First, the good points. The sound quality from the two 70W speakers is excellent, possibly the best I've heard from a system of this size and in this price bracket. Sound quality was one of my highest requirements and I was not disappointed. DAB radio reception is excellent for the stations I've listened to using the provided wire aerial.
I will admit I was slightly attracted by the somewhat gimmicky valves on the front of the device. Although these may in part have been responsible for the quality of the sound the designers had very little consideration of standard usage of the device. Switching on the unit starts a 'valve warm up cycle' which lasts 20 seconds, which is helpfully counted down on the display. Now 20 seconds while you're watching a display is a very long time. During this period you can do nothing with the device - none of the controls except switching it off are operative. This includes, for example, ejecting the CD tray. I found this delay to be the most frustrating part of an otherwise well designed product, exacerbated by an inordinately short automatic power down when the unit is idle. I can't count the number of times I've gone through the sequence of: switch on; irritatedly watch the first few seconds of the display; get bored so quickly pop out to put the kettle on; been distracted for what seems like a few minutes; return to find the system has switched itself off and you're back to square one. This is really quite ridiculous and should have been obvious to any competent design engineer.

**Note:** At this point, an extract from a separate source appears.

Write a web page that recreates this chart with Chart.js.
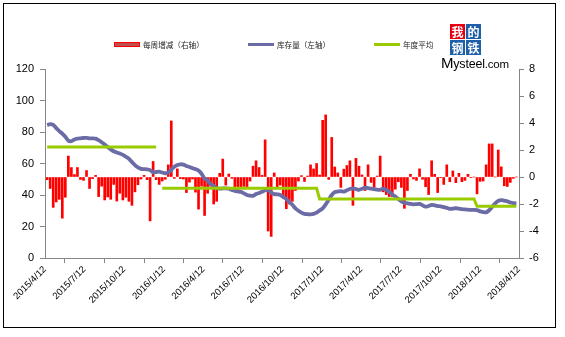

The product comes with a handy remote control. Actually this is more than handy because without it many of the features of the system aren't accessible. This in itself suffered from the design flaw which made it very difficult to work out which is the end that needed to be pointed to the receiver. To my eye it should have been held the other way up and sods law prevailed on almost every occasion.

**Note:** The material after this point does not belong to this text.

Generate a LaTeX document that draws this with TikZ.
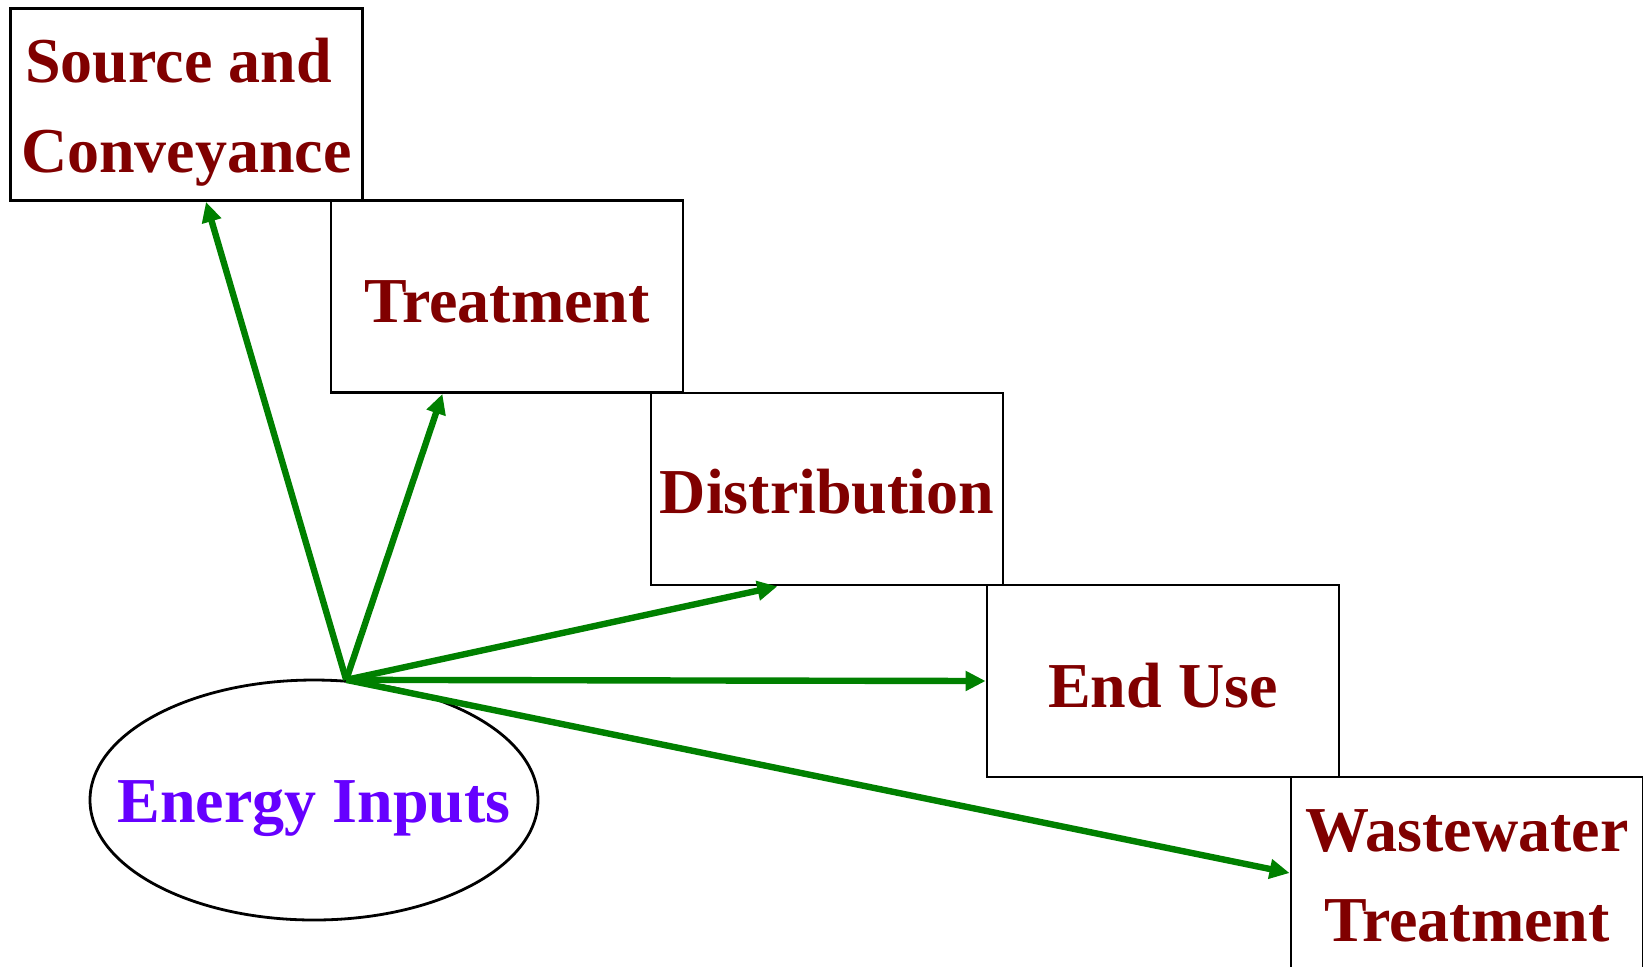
\documentclass[tikz,border=0pt]{standalone}
\usepackage{fontspec}
\setmainfont{Liberation Serif}
\usetikzlibrary{arrows.meta,calc,shapes.geometric}
\definecolor{boxred}{HTML}{800000}
\definecolor{violetblue}{HTML}{6600FF}
\definecolor{arrowgreen}{HTML}{008000}
\begin{document}
\begin{tikzpicture}[x=0.5pt,y=-0.5pt,
  stagebox/.style={draw=black,line width=1.4pt,minimum width=176pt,minimum height=96pt,inner sep=0pt},
  stagetext/.style={inner sep=0pt,text=boxred,font=\fontsize{32}{45}\selectfont\bfseries,align=center},
  energy/.style={draw=black,line width=1.4pt,shape=ellipse,minimum width=224pt,minimum height=120pt,inner sep=0pt},
  energytext/.style={inner sep=0pt,text=violetblue,font=\fontsize{32}{45}\selectfont\bfseries},
  flow/.style={draw=arrowgreen,line width=3.2pt,-{Triangle[length=10pt,width=9.5pt]}}]
\useasboundingbox (0,0) rectangle (1643,966);
\begin{scope}
\clip (0,0) rectangle (1643,966);
\node[stagebox] (b1) at (186.5,104.5) {};
\node[stagebox] (b2) at (507,296.5) {};
\node[stagebox] (b3) at (827,489) {};
\node[stagebox] (b4) at (1163,681) {};
\node[stagebox] (b5) at (1467,873) {};
\node[stagetext] (l1) at ($(b1)+(0,8)$) {Source and\hspace*{8pt}\\Conveyance};
\node[stagetext] (l2) at ($(b2)+(0,5)$) {Treatment};
\node[stagetext] (l3) at ($(b3)+(0,3)$) {Distribution};
\node[stagetext] (l4) at ($(b4)+(0,5)$) {End Use};
\node[stagetext] (l5) at ($(b5)+(0,3)$) {Wastewater\\Treatment};
\node[energy] (e) at (314,800) {};
\node[energytext] (et) at ($(e)+(0,9)$) {Energy Inputs};
\coordinate (o) at (e.75);
\coordinate (t1) at ($(b1.south west)!0.555!(b1.south east)$);
\coordinate (t2) at ($(b2.south west)!0.318!(b2.south east)$);
\coordinate (t3) at ($(b3.south west)!0.36!(b3.south east)$);
\draw[flow] (o) -- (t1);
\draw[flow] (o) -- (t2);
\draw[flow] (o) -- (t3);
\draw[flow] (o) -- (b4.west);
\draw[flow] (o) -- (b5.west);
\end{scope}
\end{tikzpicture}
\end{document}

The system seemed to very quickly experience several 'sort of' faults, which may have been there from the beginning. The first was the volume control which was very temperamental. Being a software volume control it is implemented through a dial which turns in both directions. Unfortunately the system seemed to get very confused about which way it was being turned with the volume sometimes going up and at others down regardless of the direction of rotation.
Finally, although the DAB radio reception was excellent it does periodically and randomly change channel to the first available one detected. Selecting the channel without the remote control is very tedious and involves stepping through each channel in order one by one.
On the whole a physically well designed product let down, as is often the case, through bad software and usability design. It is however relatively inexpensive for a system with this sound quality.